Areas around the St. John Valley were all in the 20s below zero, and even Houlton checked in with minus 16.

Farther south it was 7 in Bangor at 7 a.m.

The large snow pack, Foster said, is partially to blame for the continued chill.

“When you have so much snow, it does not help,” he said. “The ground helps to keep things warm by holding the heat, and right now we don’t have that.”

The way things are shaping up, residents of northern Maine can expect more winterlike weather, Foster said.

If Caribou receives climatologically normal snow for the rest of the season, the 2007-08 season will end with 200.8 inches of snowfall, Foster said.

That would translate to more than 16 feet 8 inches.

At the same time, Foster said, it is likely the low temperature record for today, March 25, will be broken.

“The old record is zero,” he said. “It’s probably going to be colder than that.”

Last week’s blizzard created a number of headaches for anybody trying to get around on the roadways.

Numerous vehicle accidents were reported with no serous injuries. Heavy snow and high winds created drifts forcing the closure of several major roads and highways.

The heavy drifting also brought rail transit to a halt in the St. John Valley on Friday.

Two freight trains with the Montreal, Maine and Atlantic Railway line got bogged down when snowdrifts covered the tracks in Grand Isle and Fort Kent.

“It was not so much the snow but the drifts and blowing that caused the problems,” Gaynor Ryan, railway vice president of human resources, said from company headquarters in Hermon on Monday afternoon. “It compacted that snow down like cement.”

Normally rail crews using massive plows and snow-removal equipment are able to keep the lines clear, Ryan said.
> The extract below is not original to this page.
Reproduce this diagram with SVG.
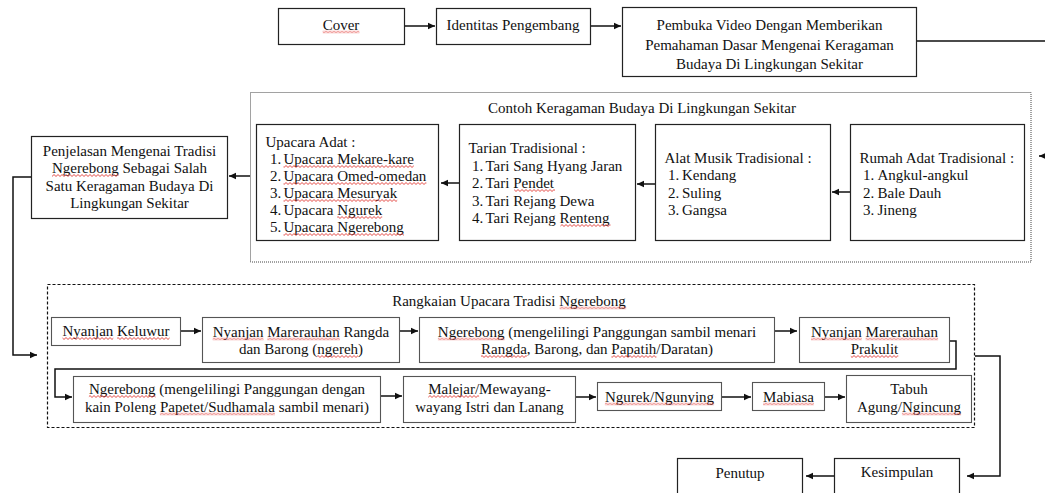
<svg xmlns="http://www.w3.org/2000/svg" width="1045" height="493" viewBox="0 0 1045 493">
<style>
text{font-family:"Liberation Serif","Times New Roman",serif;font-size:15px;fill:#111}
.m{text-anchor:middle}
.box{fill:#fff;stroke:#222;stroke-width:1.2}
.box2{fill:#fff;stroke:#555;stroke-width:1.1}
.dot{fill:none;stroke:#444;stroke-width:1;stroke-dasharray:1 1}
.dash{fill:none;stroke:#111;stroke-width:1.2;stroke-dasharray:3 2}
.c{fill:none;stroke:#111;stroke-width:1.5}
.a{marker-end:url(#ah)}
.wv{fill:url(#wv)}
</style>
<defs>
<marker id="ah" markerWidth="8" markerHeight="8" refX="7" refY="4" orient="auto" markerUnits="userSpaceOnUse"><path d="M0,0.8 L7,4 L0,7.2z" fill="#111"/></marker>
<pattern id="wv" width="4" height="3" patternUnits="userSpaceOnUse"><path d="M-1,1.5 L0,2.5 L2,0.5 L4,2.5 L5,1.5" fill="none" stroke="#e0302a" stroke-width="0.9"/></pattern>
</defs>

<g id="group-contoh">
<rect class="dot" x="250.5" y="92.5" width="780.5" height="169.5"/>
<text class="m" x="642" y="113">Contoh Keragaman Budaya Di Lingkungan Sekitar</text>
</g>
<g id="group-rangkaian">
<rect class="dash" x="47.5" y="284.5" width="927" height="143"/>
<text class="m" x="509" y="305.5">Rangkaian Upacara Tradisi Ngerebong</text>
<rect class="wv" x="559.6" width="66.6" height="3" transform="translate(0,306.5)"/>
</g>

<g id="connectors">
<path class="c a" d="M404,26 H435"/>
<path class="c a" d="M590,26 H621"/>
<path class="c a" d="M916,41 H1052 V156 H1039"/>
<path class="c a" d="M850,192 H832"/>
<path class="c a" d="M655,184 H637"/>
<path class="c a" d="M459,183 H441"/>
<path class="c a" d="M250,176 H229"/>
<path class="c a" d="M31,177 H13 V355 H37"/>
<path class="c a" d="M180,331 H201"/>
<path class="c a" d="M399,331 H418"/>
<path class="c a" d="M774,331 H797"/>
<path class="c a" d="M949,341 H956 V369 H55 V397 H72"/>
<path class="c a" d="M380,396 H402"/>
<path class="c a" d="M575,397 H596"/>
<path class="c a" d="M721,397 H751"/>
<path class="c a" d="M824,397 H845"/>
<path class="c a" d="M975,356 H1000 V476 H967"/>
<path class="c a" d="M834,476 H806"/>
</g>

<g id="node-cover">
<rect class="box" x="278.5" y="8.5" width="126" height="36"/>
<text class="m" x="341" y="29.5">Cover</text>
<rect class="wv" x="322.7" width="36.7" height="3" transform="translate(0,30.5)"/>
</g>
<g id="node-identitas">
<rect class="box" x="436.5" y="8.5" width="154" height="36"/>
<text class="m" x="513" y="29.5">Identitas Pengembang</text>
</g>
<g id="node-pembuka">
<rect class="box" x="622.5" y="7.5" width="294" height="69"/>
<text class="m" x="769.5" y="30">Pembuka Video Dengan Memberikan</text>
<text class="m" x="769.5" y="49.5">Pemahaman Dasar Mengenai Keragaman</text>
<text class="m" x="769.5" y="68.5">Budaya Di Lingkungan Sekitar</text>
</g>

<g id="node-penjelasan">
<rect class="box" x="31.5" y="136.5" width="196" height="82"/>
<text class="m" x="129.5" y="155.5">Penjelasan Mengenai Tradisi</text>
<text class="m" x="129.5" y="173">Ngerebong Sebagai Salah</text>
<text class="m" x="129.5" y="190.5">Satu Keragaman Budaya Di</text>
<text class="m" x="129.5" y="208">Lingkungan Sekitar</text>
<rect class="wv" x="52" width="66.6" height="3" transform="translate(0,174)"/>
</g>

<g id="node-upacara">
<rect class="box" x="256.5" y="124.5" width="182" height="116"/>
<text x="265.5" y="147">Upacara Adat :</text>
<text y="164"><tspan x="270">1.</tspan><tspan x="283.5">Upacara Mekare-kare</tspan></text>
<text y="181"><tspan x="270">2.</tspan><tspan x="283.5">Upacara Omed-omedan</tspan></text>
<text y="198"><tspan x="270">3.</tspan><tspan x="283.5">Upacara Mesuryak</tspan></text>
<text y="215"><tspan x="270">4.</tspan><tspan x="283.5">Upacara Ngurek</tspan></text>
<text y="232"><tspan x="270">5.</tspan><tspan x="283.5">Upacara Ngerebong</tspan></text>
<rect class="wv" x="283.5" width="130.3" height="3" transform="translate(0,165)"/>
<rect class="wv" x="283.5" width="142.9" height="3" transform="translate(0,182)"/>
<rect class="wv" x="283.5" width="113.7" height="3" transform="translate(0,199)"/>
<rect class="wv" x="337.2" width="45" height="3" transform="translate(0,216)"/>
<rect class="wv" x="283.5" width="120.4" height="3" transform="translate(0,233)"/>
</g>

<g id="node-tarian">
<rect class="box" x="459.5" y="124.5" width="176" height="116"/>
<text x="468.5" y="153">Tarian Tradisional :</text>
<text y="170.5"><tspan x="472">1.</tspan><tspan x="485.5">Tari Sang Hyang Jaran</tspan></text>
<text y="188"><tspan x="472">2.</tspan><tspan x="485.5">Tari Pendet</tspan></text>
<text y="205.5"><tspan x="472">3.</tspan><tspan x="485.5">Tari Rejang Dewa</tspan></text>
<text y="223"><tspan x="472">4.</tspan><tspan x="485.5">Tari Rejang Renteng</tspan></text>
<rect class="wv" x="514.2" width="40.8" height="3" transform="translate(0,189)"/>
<rect class="wv" x="560.5" width="50" height="3" transform="translate(0,224)"/>
</g>

<g id="node-alat">
<rect class="box" x="655.5" y="124.5" width="175" height="116"/>
<text x="664.5" y="163">Alat Musik Tradisional :</text>
<text y="180"><tspan x="668">1.</tspan><tspan x="682">Kendang</tspan></text>
<text y="197.5"><tspan x="668">2.</tspan><tspan x="682">Suling</tspan></text>
<text y="215"><tspan x="668">3.</tspan><tspan x="682">Gangsa</tspan></text>
</g>

<g id="node-rumah">
<rect class="box" x="850.5" y="124.5" width="174" height="116"/>
<text x="859.5" y="163">Rumah Adat Tradisional :</text>
<text y="180"><tspan x="863">1.</tspan><tspan x="877.5">Angkul-angkul</tspan></text>
<text y="197.5"><tspan x="863">2.</tspan><tspan x="877.5">Bale Dauh</tspan></text>
<text y="215"><tspan x="863">3.</tspan><tspan x="877.5">Jineng</tspan></text>
</g>

<g id="node-keluwur">
<rect class="box2" x="51.5" y="317.5" width="129" height="28"/>
<text class="m" x="116" y="336">Nyanjan Keluwur</text>
<rect class="wv" x="62.5" width="50.8" height="3" transform="translate(0,337)"/>
<rect class="wv" x="117.1" width="52.5" height="3" transform="translate(0,337)"/>
</g>
<g id="node-rangda">
<rect class="box2" x="202.5" y="317.5" width="197" height="45"/>
<text class="m" x="301" y="336.5">Nyanjan Marerauhan Rangda</text>
<text class="m" x="301" y="354">dan Barong (ngereh)</text>
<rect class="wv" x="212.7" width="50.8" height="3" transform="translate(0,337.5)"/>
<rect class="wv" x="267.3" width="72.5" height="3" transform="translate(0,337.5)"/>
<rect class="wv" x="317.2" width="40.8" height="3" transform="translate(0,355)"/>
</g>
<g id="node-ngerebong1">
<rect class="box2" x="419.5" y="317.5" width="355" height="45"/>
<text class="m" x="597" y="336.5">Ngerebong (mengelilingi Panggungan sambil menari</text>
<text class="m" x="597" y="354">Rangda, Barong, dan Papatih/Daratan)</text>
<rect class="wv" x="437.9" width="66.6" height="3" transform="translate(0,337.5)"/>
<rect class="wv" x="481" width="45.8" height="3" transform="translate(0,355)"/>
<rect class="wv" x="611.4" width="45" height="3" transform="translate(0,355)"/>
</g>
<g id="node-prakulit">
<rect class="box2" x="799.5" y="317.5" width="150" height="45"/>
<text class="m" x="874.5" y="336.5">Nyanjan Marerauhan</text>
<text class="m" x="874.5" y="354">Prakulit</text>
<rect class="wv" x="811" width="50.8" height="3" transform="translate(0,337.5)"/>
<rect class="wv" x="865.6" width="72.5" height="3" transform="translate(0,337.5)"/>
<rect class="wv" x="850.8" width="47.5" height="3" transform="translate(0,355)"/>
</g>
<g id="node-ngerebong2">
<rect class="box2" x="73.5" y="376.5" width="307" height="46"/>
<text class="m" x="227" y="394">Ngerebong (mengelilingi Panggungan dengan</text>
<text class="m" x="227" y="411.5">kain Poleng Papetet/Sudhamala sambil menari)</text>
<rect class="wv" x="88.9" width="66.6" height="3" transform="translate(0,395)"/>
<rect class="wv" x="159.9" width="115" height="3" transform="translate(0,412.5)"/>
</g>
<g id="node-malejar">
<rect class="box2" x="403.5" y="376.5" width="172" height="46"/>
<text class="m" x="489.5" y="394">Malejar/Mewayang-</text>
<text class="m" x="489.5" y="411.5">wayang Istri dan Lanang</text>
<rect class="wv" x="428.3" width="50.8" height="3" transform="translate(0,395)"/>
</g>
<g id="node-ngurek">
<rect class="box2" x="597.5" y="382.5" width="124" height="28"/>
<text class="m" x="659.5" y="401.5">Ngurek/Ngunying</text>
<rect class="wv" x="604.9" width="109.2" height="3" transform="translate(0,402.5)"/>
</g>
<g id="node-mabiasa">
<rect class="box2" x="752.5" y="382.5" width="72" height="28"/>
<text class="m" x="788.5" y="401.5">Mabiasa</text>
<rect class="wv" x="763.1" width="50.8" height="3" transform="translate(0,402.5)"/>
</g>
<g id="node-tabuh">
<rect class="box2" x="846.5" y="375.5" width="125" height="47"/>
<text class="m" x="909" y="394">Tabuh</text>
<text class="m" x="909" y="411.5">Agung/Ngincung</text>
<rect class="wv" x="901.9" width="59.2" height="3" transform="translate(0,412.5)"/>
</g>

<g id="node-kesimpulan">
<rect class="box" x="834.5" y="458.5" width="125" height="40"/>
<text class="m" x="897" y="477">Kesimpulan</text>
</g>
<g id="node-penutup">
<rect class="box" x="677.5" y="458.5" width="125" height="40"/>
<text class="m" x="740" y="477.5">Penutup</text>
</g>
</svg>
Friday’s storm was just too much.

Ryan said it took crews bringing in extra train engines for power and old-fashioned manual labor 24 hours to clear the tracks.

“We brought in the added [engine] power to pull the trains and a lot of manpower working to dig the snow out from under the trains,” she said. “Our crews and staff in northern Maine have done an amazing job.”

The freight trains were hauling paper products, Ryan said.

For now, at least, there should be a break in the snowfall.

“It looks quiet for the rest of the week,” Foster said. “There is a storm moving up the coast, but it’s too soon to say where it will go.”

Meanwhile, the meteorologist said, people should be prepared for more winter.

“People living up here understand it can be cold,” he said. “It would be a good idea to keep those heavy winter jackets handy.”